*Dataset extract*.

[start]

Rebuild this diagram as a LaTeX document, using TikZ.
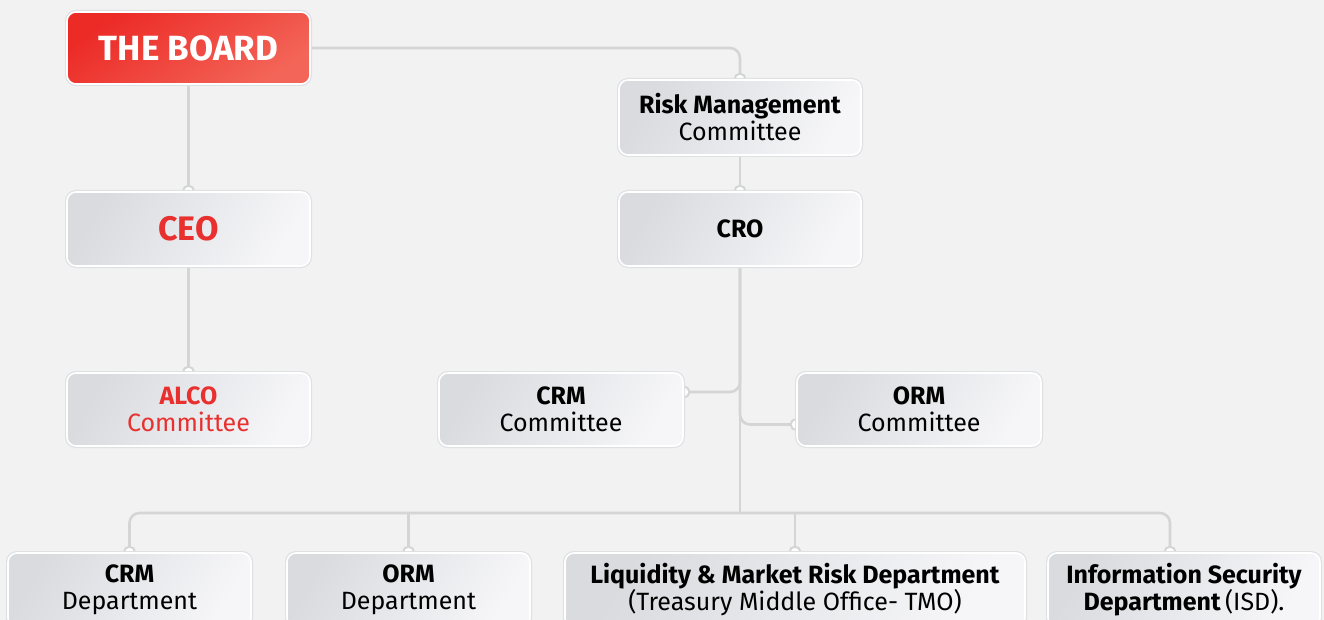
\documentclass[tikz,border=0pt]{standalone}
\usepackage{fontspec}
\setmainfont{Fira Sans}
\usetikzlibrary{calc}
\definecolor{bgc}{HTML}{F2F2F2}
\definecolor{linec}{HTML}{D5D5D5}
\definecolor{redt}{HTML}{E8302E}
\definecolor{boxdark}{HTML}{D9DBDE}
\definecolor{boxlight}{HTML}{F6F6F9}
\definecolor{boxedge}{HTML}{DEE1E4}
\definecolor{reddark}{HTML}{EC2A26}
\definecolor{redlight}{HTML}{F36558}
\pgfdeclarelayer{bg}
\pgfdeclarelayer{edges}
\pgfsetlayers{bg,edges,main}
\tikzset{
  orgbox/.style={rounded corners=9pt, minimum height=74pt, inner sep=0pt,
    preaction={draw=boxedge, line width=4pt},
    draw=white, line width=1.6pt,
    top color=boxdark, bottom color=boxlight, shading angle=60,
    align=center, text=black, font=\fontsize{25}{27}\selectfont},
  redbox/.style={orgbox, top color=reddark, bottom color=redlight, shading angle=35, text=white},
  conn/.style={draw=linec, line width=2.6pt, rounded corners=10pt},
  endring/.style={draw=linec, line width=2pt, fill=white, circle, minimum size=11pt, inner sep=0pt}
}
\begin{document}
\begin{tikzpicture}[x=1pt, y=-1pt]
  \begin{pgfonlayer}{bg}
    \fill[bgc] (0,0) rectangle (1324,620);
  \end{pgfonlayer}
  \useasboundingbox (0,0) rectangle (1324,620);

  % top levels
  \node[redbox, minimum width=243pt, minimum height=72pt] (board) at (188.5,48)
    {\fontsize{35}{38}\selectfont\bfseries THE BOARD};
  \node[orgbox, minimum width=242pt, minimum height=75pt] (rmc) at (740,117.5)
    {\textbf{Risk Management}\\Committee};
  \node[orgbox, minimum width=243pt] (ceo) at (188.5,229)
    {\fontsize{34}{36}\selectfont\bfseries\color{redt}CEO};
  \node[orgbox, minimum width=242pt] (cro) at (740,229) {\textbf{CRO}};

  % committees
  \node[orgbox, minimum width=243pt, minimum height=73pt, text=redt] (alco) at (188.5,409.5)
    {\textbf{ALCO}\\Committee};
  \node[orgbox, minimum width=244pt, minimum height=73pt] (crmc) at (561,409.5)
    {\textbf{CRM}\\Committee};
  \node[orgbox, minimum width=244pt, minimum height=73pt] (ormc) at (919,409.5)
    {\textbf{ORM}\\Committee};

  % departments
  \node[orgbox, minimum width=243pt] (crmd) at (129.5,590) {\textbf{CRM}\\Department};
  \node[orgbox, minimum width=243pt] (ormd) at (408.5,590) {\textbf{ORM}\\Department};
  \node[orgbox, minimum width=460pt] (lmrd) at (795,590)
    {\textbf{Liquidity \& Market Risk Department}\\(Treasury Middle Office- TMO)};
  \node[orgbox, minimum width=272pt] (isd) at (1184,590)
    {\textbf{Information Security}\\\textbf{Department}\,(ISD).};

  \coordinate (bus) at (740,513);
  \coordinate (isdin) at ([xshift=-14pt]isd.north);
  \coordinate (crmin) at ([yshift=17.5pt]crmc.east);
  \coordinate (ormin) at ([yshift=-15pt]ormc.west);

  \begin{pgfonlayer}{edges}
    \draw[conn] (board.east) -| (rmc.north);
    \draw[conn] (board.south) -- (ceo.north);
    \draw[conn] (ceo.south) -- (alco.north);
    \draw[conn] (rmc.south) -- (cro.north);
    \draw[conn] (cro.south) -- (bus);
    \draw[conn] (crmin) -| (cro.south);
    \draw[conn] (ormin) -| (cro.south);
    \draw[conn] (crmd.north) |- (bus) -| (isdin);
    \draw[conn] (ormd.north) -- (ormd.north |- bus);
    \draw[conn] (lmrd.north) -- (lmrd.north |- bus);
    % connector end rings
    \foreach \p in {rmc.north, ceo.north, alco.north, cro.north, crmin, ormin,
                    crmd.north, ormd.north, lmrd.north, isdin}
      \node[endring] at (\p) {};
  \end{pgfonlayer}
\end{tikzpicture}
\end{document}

[end]

Copy out all of the data word for word. Do not carry over any picture.

Rebuild this diagram as a LaTeX document, using TikZ.
\documentclass[tikz,border=0pt]{standalone}
\usepackage{fontspec}
\setmainfont{Fira Sans}
\usetikzlibrary{calc}
\definecolor{bgc}{HTML}{F2F2F2}
\definecolor{linec}{HTML}{D5D5D5}
\definecolor{redt}{HTML}{E8302E}
\definecolor{boxdark}{HTML}{D9DBDE}
\definecolor{boxlight}{HTML}{F6F6F9}
\definecolor{boxedge}{HTML}{DEE1E4}
\definecolor{reddark}{HTML}{EC2A26}
\definecolor{redlight}{HTML}{F36558}
\pgfdeclarelayer{bg}
\pgfdeclarelayer{edges}
\pgfsetlayers{bg,edges,main}
\tikzset{
  orgbox/.style={rounded corners=9pt, minimum height=74pt, inner sep=0pt,
    preaction={draw=boxedge, line width=4pt},
    draw=white, line width=1.6pt,
    top color=boxdark, bottom color=boxlight, shading angle=60,
    align=center, text=black, font=\fontsize{25}{27}\selectfont},
  redbox/.style={orgbox, top color=reddark, bottom color=redlight, shading angle=35, text=white},
  conn/.style={draw=linec, line width=2.6pt, rounded corners=10pt},
  endring/.style={draw=linec, line width=2pt, fill=white, circle, minimum size=11pt, inner sep=0pt}
}
\begin{document}
\begin{tikzpicture}[x=1pt, y=-1pt]
  \begin{pgfonlayer}{bg}
    \fill[bgc] (0,0) rectangle (1324,620);
  \end{pgfonlayer}
  \useasboundingbox (0,0) rectangle (1324,620);

  % top levels
  \node[redbox, minimum width=243pt, minimum height=72pt] (board) at (188.5,48)
    {\fontsize{35}{38}\selectfont\bfseries THE BOARD};
  \node[orgbox, minimum width=242pt, minimum height=75pt] (rmc) at (740,117.5)
    {\textbf{Risk Management}\\Committee};
  \node[orgbox, minimum width=243pt] (ceo) at (188.5,229)
    {\fontsize{34}{36}\selectfont\bfseries\color{redt}CEO};
  \node[orgbox, minimum width=242pt] (cro) at (740,229) {\textbf{CRO}};

  % committees
  \node[orgbox, minimum width=243pt, minimum height=73pt, text=redt] (alco) at (188.5,409.5)
    {\textbf{ALCO}\\Committee};
  \node[orgbox, minimum width=244pt, minimum height=73pt] (crmc) at (561,409.5)
    {\textbf{CRM}\\Committee};
  \node[orgbox, minimum width=244pt, minimum height=73pt] (ormc) at (919,409.5)
    {\textbf{ORM}\\Committee};

  % departments
  \node[orgbox, minimum width=243pt] (crmd) at (129.5,590) {\textbf{CRM}\\Department};
  \node[orgbox, minimum width=243pt] (ormd) at (408.5,590) {\textbf{ORM}\\Department};
  \node[orgbox, minimum width=460pt] (lmrd) at (795,590)
    {\textbf{Liquidity \& Market Risk Department}\\(Treasury Middle Office- TMO)};
  \node[orgbox, minimum width=272pt] (isd) at (1184,590)
    {\textbf{Information Security}\\\textbf{Department}\,(ISD).};

  \coordinate (bus) at (740,513);
  \coordinate (isdin) at ([xshift=-14pt]isd.north);
  \coordinate (crmin) at ([yshift=17.5pt]crmc.east);
  \coordinate (ormin) at ([yshift=-15pt]ormc.west);

  \begin{pgfonlayer}{edges}
    \draw[conn] (board.east) -| (rmc.north);
    \draw[conn] (board.south) -- (ceo.north);
    \draw[conn] (ceo.south) -- (alco.north);
    \draw[conn] (rmc.south) -- (cro.north);
    \draw[conn] (cro.south) -- (bus);
    \draw[conn] (crmin) -| (cro.south);
    \draw[conn] (ormin) -| (cro.south);
    \draw[conn] (crmd.north) |- (bus) -| (isdin);
    \draw[conn] (ormd.north) -- (ormd.north |- bus);
    \draw[conn] (lmrd.north) -- (lmrd.north |- bus);
    % connector end rings
    \foreach \p in {rmc.north, ceo.north, alco.north, cro.north, crmin, ormin,
                    crmd.north, ormd.north, lmrd.north, isdin}
      \node[endring] at (\p) {};
  \end{pgfonlayer}
\end{tikzpicture}
\end{document}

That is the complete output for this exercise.